In this follow-up to the memoir “Cocktail Hour Under the Tree of Forgetfulness,” Fuller tells the story of her father, Tim Fuller, in the context of African history from the 1970s on. Jarrett said the new work “delivers the same emotional and irreverent punches” as Fuller’s previous books. “The familial dysfunction, resilience, and misadventures [are] conveyed with full-on joy and love,” she said. 

“A Pure Heart” by Rajia Hassib (Aug. 6)

For Hadge, this “serious and somber” novel about two Egyptian sisters and their diverging fates hit home. The narrative follows Rose and Gameela and stretches from Cairo to the Metropolitan Museum of Art in New York City and through the Egyptian revolution. “The familiar bonds that hold them together will resonate with readers long after the book is finished,” Hadge said.

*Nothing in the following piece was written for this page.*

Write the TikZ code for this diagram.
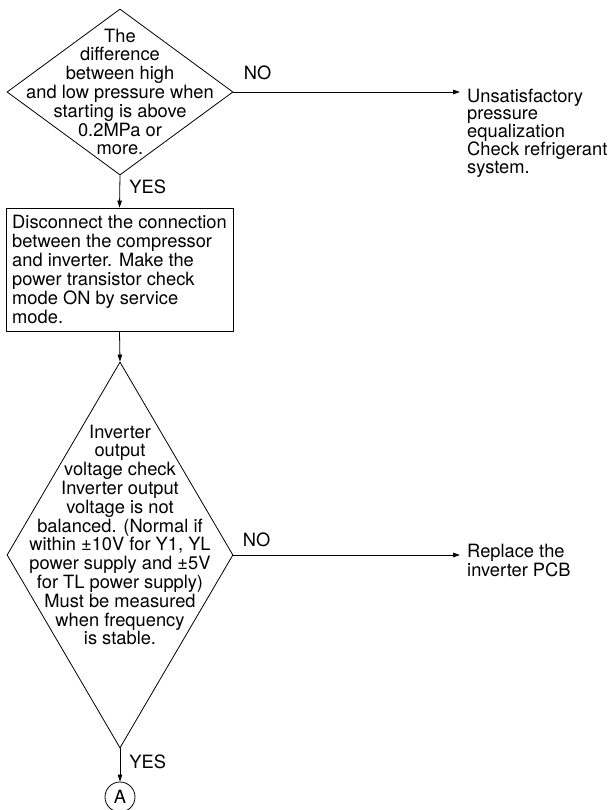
\documentclass[tikz,border=0pt]{standalone}
\usepackage{fontspec}
\setmainfont{TeX Gyre Heros}
\usetikzlibrary{arrows.meta,shapes.geometric}
\tikzset{
  >={Stealth[length=7pt,width=4.5pt,inset=0pt]},
  txtfont/.style={font=\fontsize{18.3}{18.8}\selectfont},
  decbox/.style={diamond,draw=black,line width=0.8pt,inner sep=0pt,aspect=1},
  dectxt/.style={txtfont,align=center,inner sep=0pt},
  procbox/.style={font=\fontsize{18.3}{19}\selectfont,draw=black,line width=0.8pt,
    align=left,inner xsep=4pt,inner ysep=0pt,minimum width=227pt,minimum height=123pt},
  outtxt/.style={font=\fontsize{18.3}{17.6}\selectfont,align=left,
    anchor=north west,inner xsep=7pt,inner ysep=0pt},
  flow/.style={->,line width=0.8pt},
  flowlbl/.style={txtfont,anchor=base west,inner sep=0pt},
  connpt/.style={txtfont,circle,draw=black,line width=0.8pt,
    minimum size=30pt,inner sep=0pt},
}
\begin{document}
\begin{tikzpicture}[x=1pt,y=-1pt]
  \useasboundingbox (0,0) rectangle (612,810);
  % first check
  \node[decbox,minimum width=226pt,minimum height=166pt] (d1) at (120,92) {};
  \node[dectxt] (d1txt) at (d1.center) {The\\difference\\between high\\and low pressure when\\starting is above\\0.2MPa or\\more.};
  \node[outtxt] (unsat) at (460,88.5) {Unsatisfactory\\pressure\\equalization\\Check refrigerant\\system.};
  % service mode box
  \node[procbox] (svc) at (119.5,269.5) {Disconnect the connection\\between the compressor\\and inverter. Make the\\power transistor check\\mode ON by service\\mode.};
  % second check
  \node[decbox,minimum width=226pt,minimum height=386pt] (d2) at (120,555) {};
  \node[dectxt] (d2txt) at (120,535) {Inverter\\output\\voltage check\\Inverter output\\voltage is not\\balanced. (Normal if\\within ±10V for Y1, YL\\power supply and ±5V\\for TL power supply)\\Must be measured\\when frequency\\is stable.};
  \node[outtxt] (repl) at (460,544) {Replace the\\inverter PCB};
  \node[connpt] (ca) at (120,797) {A};

  \draw[flow] (d1.east) -- node[flowlbl,at start,xshift=10pt,yshift=12pt] (no1) {NO} (d1.east -| unsat.west);
  \draw[flow] (d1.south) -- node[flowlbl,at start,xshift=9pt,yshift=-17.7pt] (yes1) {YES} (svc.north);
  \draw[flow] (svc.south) -- (d2.north);
  \draw[flow] (d2.east) -- node[flowlbl,at start,xshift=9pt,yshift=8.5pt] (no2) {NO} (d2.east -| repl.west);
  \draw[flow] (d2.south) -- node[flowlbl,at start,xshift=9pt,yshift=-20pt] (yes2) {YES} (ca.north);
\end{tikzpicture}
\end{document}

“The Trojan War Museum” by Ayse Papatya Bucak (Aug. 20)

The characters contained in the dreamlike tales of this debut short story collection range from dead girls who become ghosts to a Turkish wrestler to the Greek god Apollo. “These are the kind of stories that are very, sort of, cerebral and otherworldly, and it’s sort of like this fog over the stories where you don’t quite understand what’s happening,” Cass said. “But through that fog you can really start to reveal the underlying truth.”

“Everything Inside” by Edwidge Danticat (Aug. 27)

This collection of eight stories about family and community — set in Miami, Haiti, and beyond — is one for readers to pick up and let percolate through summer’s end, according to Jarrett. All eight pieces are “tinged with sadness and tragedy, but always powerfully and wrenchingly told,” she said. “The human heart is her focus and all its varying permutations.”